TASK INSTRUCTIONS → Pictures are to be left out. Copy exactly the lines from the one containing "Give me the matplotlib source for this chart." to the one containing "plt.rcParams['font.family'] = ['Liberation", both ends kept.

[PROVIDED INFORMATION start]

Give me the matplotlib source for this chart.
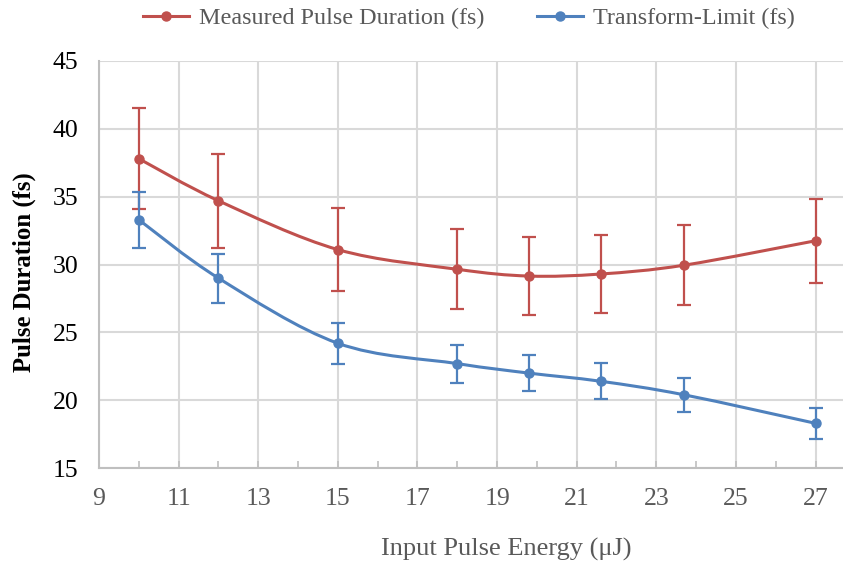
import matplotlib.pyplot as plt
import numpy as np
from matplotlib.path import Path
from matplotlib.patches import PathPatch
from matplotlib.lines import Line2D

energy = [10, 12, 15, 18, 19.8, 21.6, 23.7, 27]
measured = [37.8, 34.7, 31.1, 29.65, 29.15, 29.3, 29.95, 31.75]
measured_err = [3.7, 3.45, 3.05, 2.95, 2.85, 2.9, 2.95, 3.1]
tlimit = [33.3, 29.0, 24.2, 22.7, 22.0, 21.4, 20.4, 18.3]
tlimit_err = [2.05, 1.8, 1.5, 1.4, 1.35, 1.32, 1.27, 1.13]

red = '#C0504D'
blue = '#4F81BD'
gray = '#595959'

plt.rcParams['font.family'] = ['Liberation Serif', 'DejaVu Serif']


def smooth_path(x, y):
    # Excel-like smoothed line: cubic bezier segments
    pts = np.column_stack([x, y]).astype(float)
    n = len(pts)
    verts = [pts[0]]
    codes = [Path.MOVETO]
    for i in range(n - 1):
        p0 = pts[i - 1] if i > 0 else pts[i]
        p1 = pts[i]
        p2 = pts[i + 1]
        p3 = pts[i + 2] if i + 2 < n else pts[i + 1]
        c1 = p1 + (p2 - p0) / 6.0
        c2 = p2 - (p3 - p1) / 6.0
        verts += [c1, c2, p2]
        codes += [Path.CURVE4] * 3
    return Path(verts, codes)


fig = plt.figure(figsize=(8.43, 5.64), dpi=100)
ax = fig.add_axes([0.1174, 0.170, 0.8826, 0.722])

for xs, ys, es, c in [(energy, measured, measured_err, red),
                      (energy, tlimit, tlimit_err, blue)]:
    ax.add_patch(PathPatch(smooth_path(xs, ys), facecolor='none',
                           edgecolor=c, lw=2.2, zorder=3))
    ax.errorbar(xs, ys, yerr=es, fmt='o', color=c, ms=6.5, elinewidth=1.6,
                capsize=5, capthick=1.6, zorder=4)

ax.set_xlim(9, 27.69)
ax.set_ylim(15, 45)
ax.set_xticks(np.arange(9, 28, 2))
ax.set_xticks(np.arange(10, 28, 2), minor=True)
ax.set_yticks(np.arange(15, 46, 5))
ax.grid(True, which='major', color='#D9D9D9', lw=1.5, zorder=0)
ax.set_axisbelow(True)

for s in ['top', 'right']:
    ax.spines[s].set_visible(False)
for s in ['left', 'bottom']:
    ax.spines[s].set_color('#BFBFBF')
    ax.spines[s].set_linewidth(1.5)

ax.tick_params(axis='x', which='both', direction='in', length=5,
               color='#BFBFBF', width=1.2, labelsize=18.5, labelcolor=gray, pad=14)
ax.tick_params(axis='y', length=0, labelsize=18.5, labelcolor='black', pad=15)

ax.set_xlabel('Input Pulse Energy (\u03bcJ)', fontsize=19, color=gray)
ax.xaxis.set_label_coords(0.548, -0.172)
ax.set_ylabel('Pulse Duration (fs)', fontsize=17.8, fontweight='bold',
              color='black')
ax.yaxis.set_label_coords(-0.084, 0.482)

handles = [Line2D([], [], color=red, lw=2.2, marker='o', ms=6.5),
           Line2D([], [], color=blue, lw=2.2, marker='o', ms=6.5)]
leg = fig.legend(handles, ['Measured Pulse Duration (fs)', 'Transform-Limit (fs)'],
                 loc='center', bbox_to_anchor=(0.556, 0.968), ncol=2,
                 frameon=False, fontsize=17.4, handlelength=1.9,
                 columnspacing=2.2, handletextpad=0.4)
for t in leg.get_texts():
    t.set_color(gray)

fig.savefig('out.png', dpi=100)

[PROVIDED INFORMATION end]
[PROVIDED INFORMATION start]

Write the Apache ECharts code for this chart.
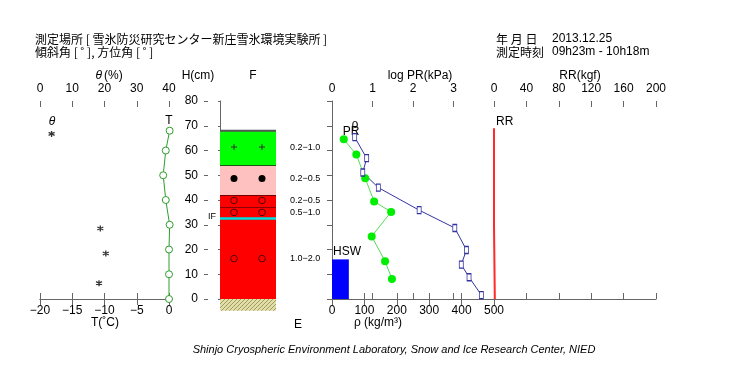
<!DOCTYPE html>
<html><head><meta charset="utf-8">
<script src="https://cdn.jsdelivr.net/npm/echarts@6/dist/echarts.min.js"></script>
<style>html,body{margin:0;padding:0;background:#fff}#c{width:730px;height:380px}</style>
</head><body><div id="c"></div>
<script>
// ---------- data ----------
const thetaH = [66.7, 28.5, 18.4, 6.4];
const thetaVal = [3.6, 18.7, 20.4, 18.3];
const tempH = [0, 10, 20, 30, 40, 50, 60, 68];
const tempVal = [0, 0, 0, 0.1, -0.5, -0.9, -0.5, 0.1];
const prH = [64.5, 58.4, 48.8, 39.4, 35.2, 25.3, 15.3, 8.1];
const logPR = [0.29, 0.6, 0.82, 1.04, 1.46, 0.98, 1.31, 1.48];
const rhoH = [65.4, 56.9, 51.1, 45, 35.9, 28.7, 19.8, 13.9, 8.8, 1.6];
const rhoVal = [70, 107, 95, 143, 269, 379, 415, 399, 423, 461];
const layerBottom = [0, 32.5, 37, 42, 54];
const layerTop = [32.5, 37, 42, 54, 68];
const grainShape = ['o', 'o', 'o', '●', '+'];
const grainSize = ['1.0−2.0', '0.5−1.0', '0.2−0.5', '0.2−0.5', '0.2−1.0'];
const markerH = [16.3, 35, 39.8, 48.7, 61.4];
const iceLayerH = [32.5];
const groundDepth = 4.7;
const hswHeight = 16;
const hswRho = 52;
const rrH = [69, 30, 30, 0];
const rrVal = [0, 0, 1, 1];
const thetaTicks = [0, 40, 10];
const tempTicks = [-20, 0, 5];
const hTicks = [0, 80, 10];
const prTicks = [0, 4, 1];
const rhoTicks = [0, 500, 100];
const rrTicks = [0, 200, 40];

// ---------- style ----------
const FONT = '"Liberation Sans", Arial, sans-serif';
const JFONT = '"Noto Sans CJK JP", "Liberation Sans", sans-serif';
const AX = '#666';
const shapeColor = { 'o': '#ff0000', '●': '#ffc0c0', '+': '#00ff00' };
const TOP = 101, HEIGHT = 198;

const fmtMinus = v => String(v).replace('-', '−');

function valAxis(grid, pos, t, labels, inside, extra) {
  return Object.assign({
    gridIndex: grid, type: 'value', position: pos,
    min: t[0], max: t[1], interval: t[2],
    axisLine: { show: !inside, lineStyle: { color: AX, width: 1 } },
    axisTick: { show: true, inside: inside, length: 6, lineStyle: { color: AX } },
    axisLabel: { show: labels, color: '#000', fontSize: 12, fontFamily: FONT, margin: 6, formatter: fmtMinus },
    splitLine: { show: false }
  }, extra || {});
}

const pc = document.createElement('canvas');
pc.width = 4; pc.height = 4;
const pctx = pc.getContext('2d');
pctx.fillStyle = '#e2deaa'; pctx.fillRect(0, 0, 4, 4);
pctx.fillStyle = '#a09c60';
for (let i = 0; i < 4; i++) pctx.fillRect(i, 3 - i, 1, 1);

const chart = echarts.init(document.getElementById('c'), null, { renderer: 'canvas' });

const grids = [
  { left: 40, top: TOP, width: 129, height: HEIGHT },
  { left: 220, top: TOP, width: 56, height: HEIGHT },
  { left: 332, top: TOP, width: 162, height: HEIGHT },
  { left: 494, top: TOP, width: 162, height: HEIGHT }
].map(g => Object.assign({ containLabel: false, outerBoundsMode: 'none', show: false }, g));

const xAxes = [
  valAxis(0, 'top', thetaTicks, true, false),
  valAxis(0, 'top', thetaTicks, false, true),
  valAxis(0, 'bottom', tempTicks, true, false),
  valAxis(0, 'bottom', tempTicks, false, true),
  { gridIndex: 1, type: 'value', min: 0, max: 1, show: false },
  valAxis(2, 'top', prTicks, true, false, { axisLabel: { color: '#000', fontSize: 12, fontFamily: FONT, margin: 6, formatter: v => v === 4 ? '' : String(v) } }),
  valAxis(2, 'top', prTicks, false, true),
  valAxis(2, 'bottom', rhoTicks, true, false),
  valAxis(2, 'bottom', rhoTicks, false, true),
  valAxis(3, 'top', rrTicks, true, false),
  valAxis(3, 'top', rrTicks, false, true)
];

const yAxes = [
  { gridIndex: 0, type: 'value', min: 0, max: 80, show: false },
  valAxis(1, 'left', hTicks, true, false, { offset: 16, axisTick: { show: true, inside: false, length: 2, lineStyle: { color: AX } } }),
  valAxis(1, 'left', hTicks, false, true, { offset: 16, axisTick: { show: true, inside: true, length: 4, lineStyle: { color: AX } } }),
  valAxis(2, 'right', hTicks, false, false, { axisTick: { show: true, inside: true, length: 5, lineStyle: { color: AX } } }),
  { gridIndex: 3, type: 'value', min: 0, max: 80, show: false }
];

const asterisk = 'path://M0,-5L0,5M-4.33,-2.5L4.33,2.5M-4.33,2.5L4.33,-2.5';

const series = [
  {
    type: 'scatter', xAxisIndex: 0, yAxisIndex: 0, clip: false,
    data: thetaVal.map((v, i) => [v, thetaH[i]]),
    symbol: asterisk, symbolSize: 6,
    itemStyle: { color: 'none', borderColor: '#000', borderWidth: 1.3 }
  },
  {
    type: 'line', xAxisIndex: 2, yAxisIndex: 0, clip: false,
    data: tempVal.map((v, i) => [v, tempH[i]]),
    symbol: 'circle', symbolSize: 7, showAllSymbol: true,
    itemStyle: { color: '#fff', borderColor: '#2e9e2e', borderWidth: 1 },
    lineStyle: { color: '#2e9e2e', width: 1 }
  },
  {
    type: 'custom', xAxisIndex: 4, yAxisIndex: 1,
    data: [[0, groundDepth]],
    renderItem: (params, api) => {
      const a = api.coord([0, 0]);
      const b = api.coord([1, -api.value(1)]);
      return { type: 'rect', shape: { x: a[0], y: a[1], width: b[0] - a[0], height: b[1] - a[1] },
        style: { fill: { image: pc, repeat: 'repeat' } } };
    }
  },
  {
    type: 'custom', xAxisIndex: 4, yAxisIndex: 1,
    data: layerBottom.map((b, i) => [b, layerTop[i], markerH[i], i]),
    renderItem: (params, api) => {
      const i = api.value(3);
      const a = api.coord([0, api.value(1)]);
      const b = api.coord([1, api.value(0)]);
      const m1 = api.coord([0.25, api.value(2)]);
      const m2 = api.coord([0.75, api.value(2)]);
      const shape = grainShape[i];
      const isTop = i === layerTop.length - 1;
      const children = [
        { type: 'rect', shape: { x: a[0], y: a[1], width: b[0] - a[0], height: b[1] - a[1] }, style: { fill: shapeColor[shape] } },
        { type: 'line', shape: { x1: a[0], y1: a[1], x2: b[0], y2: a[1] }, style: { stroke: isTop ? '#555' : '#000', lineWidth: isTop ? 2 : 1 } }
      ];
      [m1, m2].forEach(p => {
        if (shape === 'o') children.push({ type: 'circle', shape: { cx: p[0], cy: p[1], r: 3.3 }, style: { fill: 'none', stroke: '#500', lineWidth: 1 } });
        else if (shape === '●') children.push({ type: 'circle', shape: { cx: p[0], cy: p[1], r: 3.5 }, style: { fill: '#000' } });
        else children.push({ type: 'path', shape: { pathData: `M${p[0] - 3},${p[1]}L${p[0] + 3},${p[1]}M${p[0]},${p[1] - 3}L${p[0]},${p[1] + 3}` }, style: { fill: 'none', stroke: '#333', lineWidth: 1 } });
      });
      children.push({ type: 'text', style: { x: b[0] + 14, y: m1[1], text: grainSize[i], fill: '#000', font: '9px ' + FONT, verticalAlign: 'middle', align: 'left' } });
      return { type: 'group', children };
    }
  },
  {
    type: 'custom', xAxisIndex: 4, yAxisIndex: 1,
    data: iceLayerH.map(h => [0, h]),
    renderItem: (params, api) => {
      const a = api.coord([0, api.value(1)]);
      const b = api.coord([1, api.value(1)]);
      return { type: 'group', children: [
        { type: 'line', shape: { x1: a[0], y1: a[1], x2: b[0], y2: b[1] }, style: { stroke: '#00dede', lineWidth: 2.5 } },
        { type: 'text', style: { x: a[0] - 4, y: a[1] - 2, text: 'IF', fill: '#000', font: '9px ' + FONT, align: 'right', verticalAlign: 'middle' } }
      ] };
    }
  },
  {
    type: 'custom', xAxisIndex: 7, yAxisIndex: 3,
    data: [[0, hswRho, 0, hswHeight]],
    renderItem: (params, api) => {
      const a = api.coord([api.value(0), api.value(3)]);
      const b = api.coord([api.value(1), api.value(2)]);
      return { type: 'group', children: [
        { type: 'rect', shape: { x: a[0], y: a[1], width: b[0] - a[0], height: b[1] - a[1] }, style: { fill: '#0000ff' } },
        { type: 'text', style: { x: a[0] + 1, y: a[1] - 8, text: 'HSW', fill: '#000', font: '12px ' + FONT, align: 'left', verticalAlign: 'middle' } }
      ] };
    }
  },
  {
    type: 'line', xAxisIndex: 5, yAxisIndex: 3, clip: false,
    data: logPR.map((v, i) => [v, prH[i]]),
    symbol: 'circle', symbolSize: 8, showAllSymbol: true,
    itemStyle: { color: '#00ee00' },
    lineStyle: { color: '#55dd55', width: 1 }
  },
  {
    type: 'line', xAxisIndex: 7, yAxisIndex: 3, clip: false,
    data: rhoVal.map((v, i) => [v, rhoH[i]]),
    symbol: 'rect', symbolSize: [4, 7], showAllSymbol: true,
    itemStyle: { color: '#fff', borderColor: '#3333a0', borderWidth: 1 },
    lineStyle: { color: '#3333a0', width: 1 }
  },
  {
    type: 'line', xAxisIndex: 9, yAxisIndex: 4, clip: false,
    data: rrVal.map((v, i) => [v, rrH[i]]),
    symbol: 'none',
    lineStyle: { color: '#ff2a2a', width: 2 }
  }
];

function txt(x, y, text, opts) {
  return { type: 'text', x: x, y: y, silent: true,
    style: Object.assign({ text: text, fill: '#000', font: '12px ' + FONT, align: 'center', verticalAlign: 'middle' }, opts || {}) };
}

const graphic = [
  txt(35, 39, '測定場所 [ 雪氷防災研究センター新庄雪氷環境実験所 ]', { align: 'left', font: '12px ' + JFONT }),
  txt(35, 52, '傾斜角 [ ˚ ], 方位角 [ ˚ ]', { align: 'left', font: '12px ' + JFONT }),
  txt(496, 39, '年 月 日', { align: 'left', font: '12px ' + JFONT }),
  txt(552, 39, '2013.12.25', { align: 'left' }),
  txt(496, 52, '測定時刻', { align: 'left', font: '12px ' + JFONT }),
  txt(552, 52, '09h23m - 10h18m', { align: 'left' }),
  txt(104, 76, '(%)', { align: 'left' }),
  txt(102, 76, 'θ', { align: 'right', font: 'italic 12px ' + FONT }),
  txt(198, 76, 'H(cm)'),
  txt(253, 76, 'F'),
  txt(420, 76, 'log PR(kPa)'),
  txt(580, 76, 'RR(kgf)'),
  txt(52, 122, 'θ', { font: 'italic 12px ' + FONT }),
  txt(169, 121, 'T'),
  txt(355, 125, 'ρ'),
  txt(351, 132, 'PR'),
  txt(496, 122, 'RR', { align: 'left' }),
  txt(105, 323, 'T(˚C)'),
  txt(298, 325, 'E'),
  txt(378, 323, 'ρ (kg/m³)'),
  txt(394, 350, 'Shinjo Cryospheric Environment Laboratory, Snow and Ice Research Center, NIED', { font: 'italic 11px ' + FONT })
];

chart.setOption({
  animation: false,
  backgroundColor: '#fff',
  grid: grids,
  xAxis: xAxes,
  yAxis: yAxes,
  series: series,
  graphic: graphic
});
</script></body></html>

[PROVIDED INFORMATION end]

ANSWER TO THE PROBLEM →
Give me the matplotlib source for this chart.
import matplotlib.pyplot as plt
import numpy as np
from matplotlib.path import Path
from matplotlib.patches import PathPatch
from matplotlib.lines import Line2D

energy = [10, 12, 15, 18, 19.8, 21.6, 23.7, 27]
measured = [37.8, 34.7, 31.1, 29.65, 29.15, 29.3, 29.95, 31.75]
measured_err = [3.7, 3.45, 3.05, 2.95, 2.85, 2.9, 2.95, 3.1]
tlimit = [33.3, 29.0, 24.2, 22.7, 22.0, 21.4, 20.4, 18.3]
tlimit_err = [2.05, 1.8, 1.5, 1.4, 1.35, 1.32, 1.27, 1.13]

red = '#C0504D'
blue = '#4F81BD'
gray = '#595959'

plt.rcParams['font.family'] = ['Liberation Serif', 'DejaVu Serif']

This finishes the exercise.